DATA LINES ::
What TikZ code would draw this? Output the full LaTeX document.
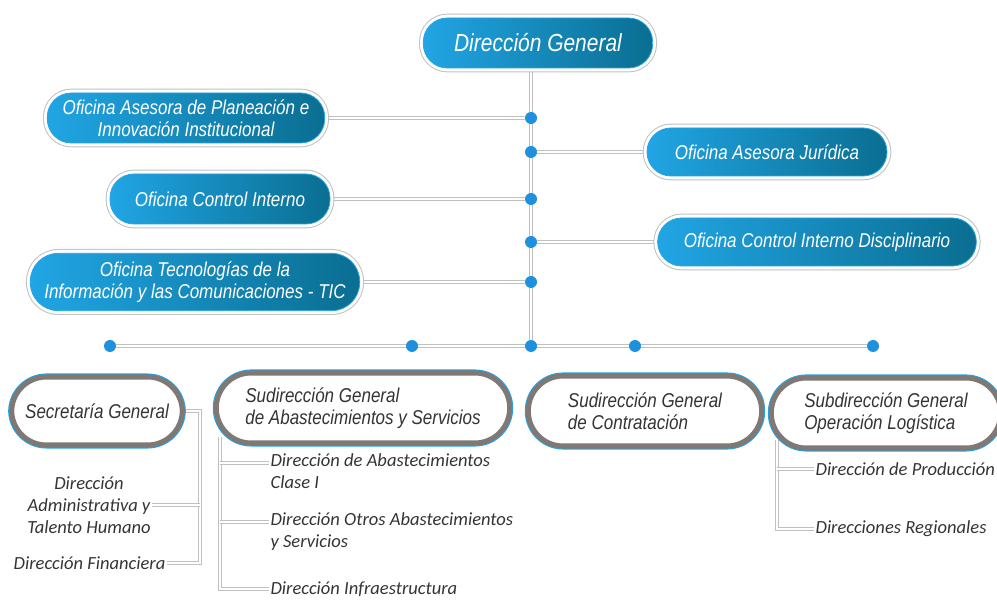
\documentclass[tikz,border=0pt]{standalone}
\usepackage{fontspec}
\setmainfont{Carlito}
\newfontfamily\pillfont[FakeStretch=0.85]{Liberation Sans}
\usetikzlibrary{backgrounds}

\definecolor{pillLight}{RGB}{33,165,228}
\definecolor{pillDark}{RGB}{10,110,145}
\definecolor{dotBlue}{RGB}{30,144,220}
\definecolor{frameGray}{RGB}{128,120,116}
\definecolor{linkGray}{RGB}{192,192,192}
\definecolor{textGray}{RGB}{52,52,52}

\tikzset{
    pillBlue/.style = { shape=rectangle, rounded corners=18pt, left color=pillLight, right color=pillDark, draw=pillLight, line width=0.6pt,
        preaction={draw=linkGray, line width=6.5pt}, preaction={draw=white, line width=5pt},
        text=white, align=center, inner sep=2pt, font=\pillfont\itshape\fontsize{15}{16.5}\selectfont },
    pillWhite/.style = { shape=rectangle, rounded corners=26pt, fill=white, draw=frameGray, line width=3.8pt,
        preaction={draw=pillLight, line width=5.3pt},
        text=textGray, align=left, inner sep=2pt, minimum width=220pt, minimum height=52.5pt, font=\pillfont\itshape\fontsize{15}{16.5}\selectfont },
    dotNode/.style = { shape=circle, fill=dotBlue, inner sep=0pt, minimum size=9pt },
    link/.style = { draw=linkGray, line width=0.8pt, double=white, double distance=1.4pt },
    subLabel/.style = { text=textGray, inner sep=1pt, font=\itshape\fontsize{13.9}{16.5}\selectfont }
}

\begin{document}
\begin{tikzpicture}[x=0.75pt, y=-0.75pt]
    \useasboundingbox (0,0) rectangle (997,602);
    % top
    \node (nDirGeneral) [ pillBlue, minimum width=172pt, minimum height=37.5pt, font=\pillfont\itshape\fontsize{18.5}{20}\selectfont ] at (538,43) {Dirección General};
    % oficinas
    \node (nPlaneacion) [ pillBlue, minimum width=208pt, minimum height=37.5pt ] at (186,118) {Oficina Asesora de Planeación e\\Innovación Institucional};
    \node (nControl) [ pillBlue, minimum width=165pt, minimum height=37.5pt ] at (220,199) {Oficina Control Interno};
    \node (nTic) [ pillBlue, rounded corners=21pt, minimum width=247pt, minimum height=43pt ] at (195,282) {Oficina Tecnologías de la\\Información y las Comunicaciones - TIC};
    \node (nJuridica) [ pillBlue, minimum width=180pt, minimum height=36pt ] at (767,152) {Oficina Asesora Jurídica};
    \node (nDisciplinario) [ pillBlue, minimum width=239pt, minimum height=36pt ] at (817,242) {Oficina Control Interno Disciplinario};
    % bar
    \node (nBar1) [ dotNode ] at (110,346) {};
    \node (nBar2) [ dotNode ] at (412,346) {};
    \node (nBar3) [ dotNode ] at (531,346) {};
    \node (nBar4) [ dotNode ] at (635,346) {};
    \node (nBar5) [ dotNode ] at (873,346) {};
    \node (nDotPlan) [ dotNode ] at (nPlaneacion -| nBar3) {};
    \node (nDotJur) [ dotNode ] at (nJuridica -| nBar3) {};
    \node (nDotCtrl) [ dotNode ] at (nControl -| nBar3) {};
    \node (nDotDisc) [ dotNode ] at (nDisciplinario -| nBar3) {};
    \node (nDotTic) [ dotNode ] at (nTic -| nBar3) {};
    % subdirecciones
    \node (nSecretaria) [ pillWhite, minimum width=128pt, minimum height=51pt ] at (97,411) {Secretaría General};
    \node (nAbast) [ pillWhite ] at (363,408) {Sudirección General\\de Abastecimientos y Servicios};
    \node (nContrat) [ pillWhite, minimum width=175pt ] at (645,411) {Sudirección General\\de Contratación};
    \node (nLogistica) [ pillWhite, minimum width=172pt ] at (886,413) {Subdirección General\\Operación Logística};
    % direcciones
    \node (nAdministrativa) [ subLabel, align=center ] at (89,505) {Dirección\\Administrativa y\\Talento Humano};
    \node (nFinanciera) [ subLabel, anchor=east ] at (167,563) {Dirección Financiera};
    \node (nAbastI) [ subLabel, align=left, anchor=north west ] at (269,452) {Dirección de Abastecimientos\\Clase I};
    \node (nOtros) [ subLabel, align=left, anchor=north west ] at (269,511) {Dirección Otros Abastecimientos\\y Servicios};
    \node (nInfra) [ subLabel, anchor=west ] at (269,589) {Dirección Infraestructura};
    \node (nProduccion) [ subLabel, anchor=west ] at (814,469) {Dirección de Producción};
    \node (nRegionales) [ subLabel, anchor=west ] at (814,529) {Direcciones Regionales};
    \coordinate (cSecBus) at (200,563);
    \coordinate (cAbTop) at (220,437);
    \coordinate (cAbBot) at (220,589);
    \coordinate (cAbastI) at ([yshift=-8pt]nAbastI.north west);
    \coordinate (cOtros) at ([yshift=-8pt]nOtros.north west);
    \coordinate (cLogTop) at (777,440);

    \begin{pgfonlayer}{background}
        \draw [ link ] (nDirGeneral.south -| nBar3) -- (nBar3);
        \draw [ link ] (nBar1) -- (nBar5);
        \draw [ link ] (nPlaneacion) -- (nDotPlan);
        \draw [ link ] (nControl) -- (nDotCtrl);
        \draw [ link ] (nTic) -- (nDotTic);
        \draw [ link ] (nDotJur) -- (nJuridica);
        \draw [ link ] (nDotDisc) -- (nDisciplinario);
        \draw [ link ] (nSecretaria.east) -| (cSecBus) -- (nFinanciera.east);
        \draw [ link ] (nAdministrativa.east) -- (nAdministrativa.east -| cSecBus);
        \draw [ link ] (cAbTop) -- (cAbBot) -- (nInfra.west);
        \draw [ link ] (cAbastI -| cAbTop) -- (cAbastI);
        \draw [ link ] (cOtros -| cAbTop) -- (cOtros);
        \draw [ link ] (cLogTop) |- (nRegionales.west);
        \draw [ link ] (nProduccion.west -| cLogTop) -- (nProduccion.west);
    \end{pgfonlayer}
\end{tikzpicture}
\end{document}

SHORT PROBLEM ::
Quote the preceding listing precisely and completely, omitting its images.

TASK SOLUTION ::
What TikZ code would draw this? Output the full LaTeX document.
\documentclass[tikz,border=0pt]{standalone}
\usepackage{fontspec}
\setmainfont{Carlito}
\newfontfamily\pillfont[FakeStretch=0.85]{Liberation Sans}
\usetikzlibrary{backgrounds}

\definecolor{pillLight}{RGB}{33,165,228}
\definecolor{pillDark}{RGB}{10,110,145}
\definecolor{dotBlue}{RGB}{30,144,220}
\definecolor{frameGray}{RGB}{128,120,116}
\definecolor{linkGray}{RGB}{192,192,192}
\definecolor{textGray}{RGB}{52,52,52}

\tikzset{
    pillBlue/.style = { shape=rectangle, rounded corners=18pt, left color=pillLight, right color=pillDark, draw=pillLight, line width=0.6pt,
        preaction={draw=linkGray, line width=6.5pt}, preaction={draw=white, line width=5pt},
        text=white, align=center, inner sep=2pt, font=\pillfont\itshape\fontsize{15}{16.5}\selectfont },
    pillWhite/.style = { shape=rectangle, rounded corners=26pt, fill=white, draw=frameGray, line width=3.8pt,
        preaction={draw=pillLight, line width=5.3pt},
        text=textGray, align=left, inner sep=2pt, minimum width=220pt, minimum height=52.5pt, font=\pillfont\itshape\fontsize{15}{16.5}\selectfont },
    dotNode/.style = { shape=circle, fill=dotBlue, inner sep=0pt, minimum size=9pt },
    link/.style = { draw=linkGray, line width=0.8pt, double=white, double distance=1.4pt },
    subLabel/.style = { text=textGray, inner sep=1pt, font=\itshape\fontsize{13.9}{16.5}\selectfont }
}

\begin{document}
\begin{tikzpicture}[x=0.75pt, y=-0.75pt]
    \useasboundingbox (0,0) rectangle (997,602);
    % top
    \node (nDirGeneral) [ pillBlue, minimum width=172pt, minimum height=37.5pt, font=\pillfont\itshape\fontsize{18.5}{20}\selectfont ] at (538,43) {Dirección General};
    % oficinas
    \node (nPlaneacion) [ pillBlue, minimum width=208pt, minimum height=37.5pt ] at (186,118) {Oficina Asesora de Planeación e\\Innovación Institucional};
    \node (nControl) [ pillBlue, minimum width=165pt, minimum height=37.5pt ] at (220,199) {Oficina Control Interno};
    \node (nTic) [ pillBlue, rounded corners=21pt, minimum width=247pt, minimum height=43pt ] at (195,282) {Oficina Tecnologías de la\\Información y las Comunicaciones - TIC};
    \node (nJuridica) [ pillBlue, minimum width=180pt, minimum height=36pt ] at (767,152) {Oficina Asesora Jurídica};
    \node (nDisciplinario) [ pillBlue, minimum width=239pt, minimum height=36pt ] at (817,242) {Oficina Control Interno Disciplinario};
    % bar
    \node (nBar1) [ dotNode ] at (110,346) {};
    \node (nBar2) [ dotNode ] at (412,346) {};
    \node (nBar3) [ dotNode ] at (531,346) {};
    \node (nBar4) [ dotNode ] at (635,346) {};
    \node (nBar5) [ dotNode ] at (873,346) {};
    \node (nDotPlan) [ dotNode ] at (nPlaneacion -| nBar3) {};
    \node (nDotJur) [ dotNode ] at (nJuridica -| nBar3) {};
    \node (nDotCtrl) [ dotNode ] at (nControl -| nBar3) {};
    \node (nDotDisc) [ dotNode ] at (nDisciplinario -| nBar3) {};
    \node (nDotTic) [ dotNode ] at (nTic -| nBar3) {};
    % subdirecciones
    \node (nSecretaria) [ pillWhite, minimum width=128pt, minimum height=51pt ] at (97,411) {Secretaría General};
    \node (nAbast) [ pillWhite ] at (363,408) {Sudirección General\\de Abastecimientos y Servicios};
    \node (nContrat) [ pillWhite, minimum width=175pt ] at (645,411) {Sudirección General\\de Contratación};
    \node (nLogistica) [ pillWhite, minimum width=172pt ] at (886,413) {Subdirección General\\Operación Logística};
    % direcciones
    \node (nAdministrativa) [ subLabel, align=center ] at (89,505) {Dirección\\Administrativa y\\Talento Humano};
    \node (nFinanciera) [ subLabel, anchor=east ] at (167,563) {Dirección Financiera};
    \node (nAbastI) [ subLabel, align=left, anchor=north west ] at (269,452) {Dirección de Abastecimientos\\Clase I};
    \node (nOtros) [ subLabel, align=left, anchor=north west ] at (269,511) {Dirección Otros Abastecimientos\\y Servicios};
    \node (nInfra) [ subLabel, anchor=west ] at (269,589) {Dirección Infraestructura};
    \node (nProduccion) [ subLabel, anchor=west ] at (814,469) {Dirección de Producción};
    \node (nRegionales) [ subLabel, anchor=west ] at (814,529) {Direcciones Regionales};
    \coordinate (cSecBus) at (200,563);
    \coordinate (cAbTop) at (220,437);
    \coordinate (cAbBot) at (220,589);
    \coordinate (cAbastI) at ([yshift=-8pt]nAbastI.north west);
    \coordinate (cOtros) at ([yshift=-8pt]nOtros.north west);
    \coordinate (cLogTop) at (777,440);

    \begin{pgfonlayer}{background}
        \draw [ link ] (nDirGeneral.south -| nBar3) -- (nBar3);
        \draw [ link ] (nBar1) -- (nBar5);
        \draw [ link ] (nPlaneacion) -- (nDotPlan);
        \draw [ link ] (nControl) -- (nDotCtrl);
        \draw [ link ] (nTic) -- (nDotTic);
        \draw [ link ] (nDotJur) -- (nJuridica);
        \draw [ link ] (nDotDisc) -- (nDisciplinario);
        \draw [ link ] (nSecretaria.east) -| (cSecBus) -- (nFinanciera.east);
        \draw [ link ] (nAdministrativa.east) -- (nAdministrativa.east -| cSecBus);
        \draw [ link ] (cAbTop) -- (cAbBot) -- (nInfra.west);
        \draw [ link ] (cAbastI -| cAbTop) -- (cAbastI);
        \draw [ link ] (cOtros -| cAbTop) -- (cOtros);
        \draw [ link ] (cLogTop) |- (nRegionales.west);
        \draw [ link ] (nProduccion.west -| cLogTop) -- (nProduccion.west);
    \end{pgfonlayer}
\end{tikzpicture}
\end{document}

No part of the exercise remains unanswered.